ABSTRACT

The experiences, representations and images of older people in China have increasingly become important in both the discipline and practice of social science. Indeed, social policy based on old age appears to be moving from its traditional concern with “public issues” in China to the question of how ageing is socially perceived and experienced by individual social actors related to consumerism on the one hand, and population control on the other (Powell and Cook 2000). Ageing identities have been grounded in policy discourses and professions of health and social care and the institutionalization of state care policy in China (Cook and Powell, 2005a). However, a perceived corrosion of these structures has led to an interiorization of the ground upon which a viable ageing identity can be constructed. There are two key issues that are important in exploring the relationship between personal experiences of ageing and policy discourse.

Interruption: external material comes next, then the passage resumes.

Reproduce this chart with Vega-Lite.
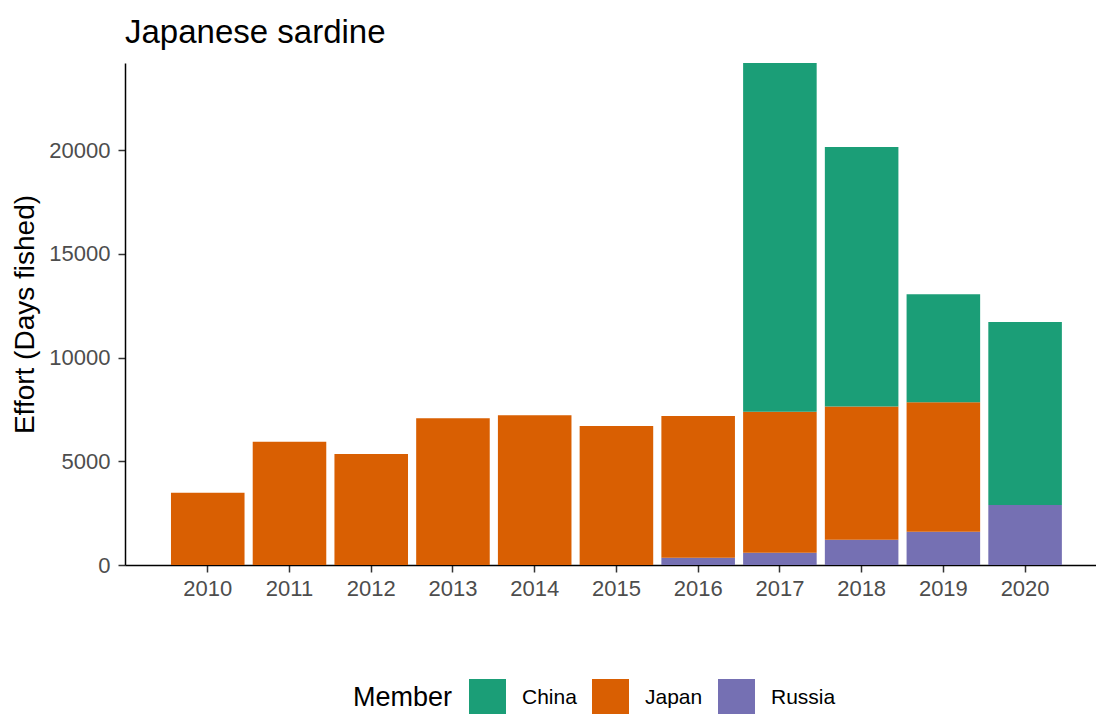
{
  "$schema": "https://vega.github.io/schema/vega-lite/v6.json",
  "autosize": {"type": "none"},
  "padding": {"left": 125, "top": 63, "right": 0, "bottom": 149},
  "width": 971,
  "height": 502,
  "background": "white",
  "title": {"text": "Japanese sardine", "anchor": "start", "font": "Liberation Sans", "fontSize": 33, "fontWeight": "normal", "color": "#000000", "offset": 13, "frame": "group"},
  "data": {"values": [
    {"Year": "2010", "Member": "Japan", "Effort": 3480},
    {"Year": "2011", "Member": "Japan", "Effort": 5940},
    {"Year": "2012", "Member": "Japan", "Effort": 5350},
    {"Year": "2013", "Member": "Japan", "Effort": 7070},
    {"Year": "2014", "Member": "Japan", "Effort": 7225},
    {"Year": "2015", "Member": "Japan", "Effort": 6695},
    {"Year": "2016", "Member": "Russia", "Effort": 350},
    {"Year": "2016", "Member": "Japan", "Effort": 6830},
    {"Year": "2017", "Member": "Russia", "Effort": 590},
    {"Year": "2017", "Member": "Japan", "Effort": 6795},
    {"Year": "2017", "Member": "China", "Effort": 16815},
    {"Year": "2018", "Member": "Russia", "Effort": 1215},
    {"Year": "2018", "Member": "Japan", "Effort": 6425},
    {"Year": "2018", "Member": "China", "Effort": 12510},
    {"Year": "2019", "Member": "Russia", "Effort": 1600},
    {"Year": "2019", "Member": "Japan", "Effort": 6240},
    {"Year": "2019", "Member": "China", "Effort": 5210},
    {"Year": "2020", "Member": "Russia", "Effort": 2890},
    {"Year": "2020", "Member": "China", "Effort": 8830}
  ]},
  "mark": {"type": "bar"},
  "encoding": {
    "x": {
      "field": "Year", "type": "ordinal",
      "scale": {"paddingInner": 0.1, "paddingOuter": 0.49, "align": 0.574},
      "axis": {"title": null, "labelAngle": 0, "labelFont": "Liberation Sans", "labelFontSize": 22, "labelColor": "#4D4D4D", "labelPadding": 6, "domainColor": "#000000", "domainWidth": 1.5, "tickColor": "#333333", "tickWidth": 1.5, "tickSize": 7, "grid": false}
    },
    "y": {
      "field": "Effort", "type": "quantitative", "aggregate": "sum", "stack": "zero",
      "scale": {"domain": [0, 24200], "nice": false, "zero": true},
      "axis": {"title": "Effort (Days fished)", "values": [0, 5000, 10000, 15000, 20000], "format": "d", "titleFont": "Liberation Sans", "titleFontSize": 28, "titleFontWeight": "normal", "titleColor": "#000000", "titlePadding": 9, "labelFont": "Liberation Sans", "labelFontSize": 22, "labelColor": "#4D4D4D", "labelPadding": 8, "domainColor": "#000000", "domainWidth": 1.5, "tickColor": "#333333", "tickWidth": 1.5, "tickSize": 7, "grid": false}
    },
    "color": {
      "field": "Member", "type": "nominal",
      "scale": {"domain": ["China", "Japan", "Russia"], "range": ["#1B9E77", "#D95F02", "#7570B3"]},
      "legend": {"orient": "none", "legendX": 228, "legendY": 616, "direction": "horizontal", "titleOrient": "left", "title": "Member", "titleFont": "Liberation Sans", "titleFontSize": 27, "titleFontWeight": "normal", "titleColor": "#000000", "titlePadding": 16, "titleBaseline": "middle", "labelFont": "Liberation Sans", "labelFontSize": 21, "labelColor": "#000000", "labelOffset": 16, "symbolType": "square", "symbolSize": 1369, "symbolStrokeWidth": 0, "symbolOpacity": 1, "columnPadding": 15}
    },
    "order": {"field": "Member", "sort": "descending"}
  },
  "config": {"view": {"stroke": null}}
}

Part of the seductive array of discourses centers on “active” lifestyles in urban society. Further, these discourses that impinge on ageing have thereby taken on a “normative” dimension, which mediates a daily understanding of what it is to “successfully” age through the life-course. It may be possible to critically assess social spaces created for older people in terms of the relationship allowed to exist between their inner world social identity and the outer world of China. An examination of the relationship between China, urbanization and ageing

policy must acknowledge the fact that social and economic discourses shape the perceptions of old age in the popular imagination. Ageing is a site upon which power is distributed and power games are played out mainly through “narratives.” As Biggs and Powell (2001: 103) suggest

narratives are not simply personal fictions that we choose to live by, but are discourses that are subject to social and historical influence. Narratives of aging [sic] are personal in so far as we apply techniques to ourselves, while the technologies and the ground on which they are told imply particular distributions of power that will determine the way and the what of the storyline.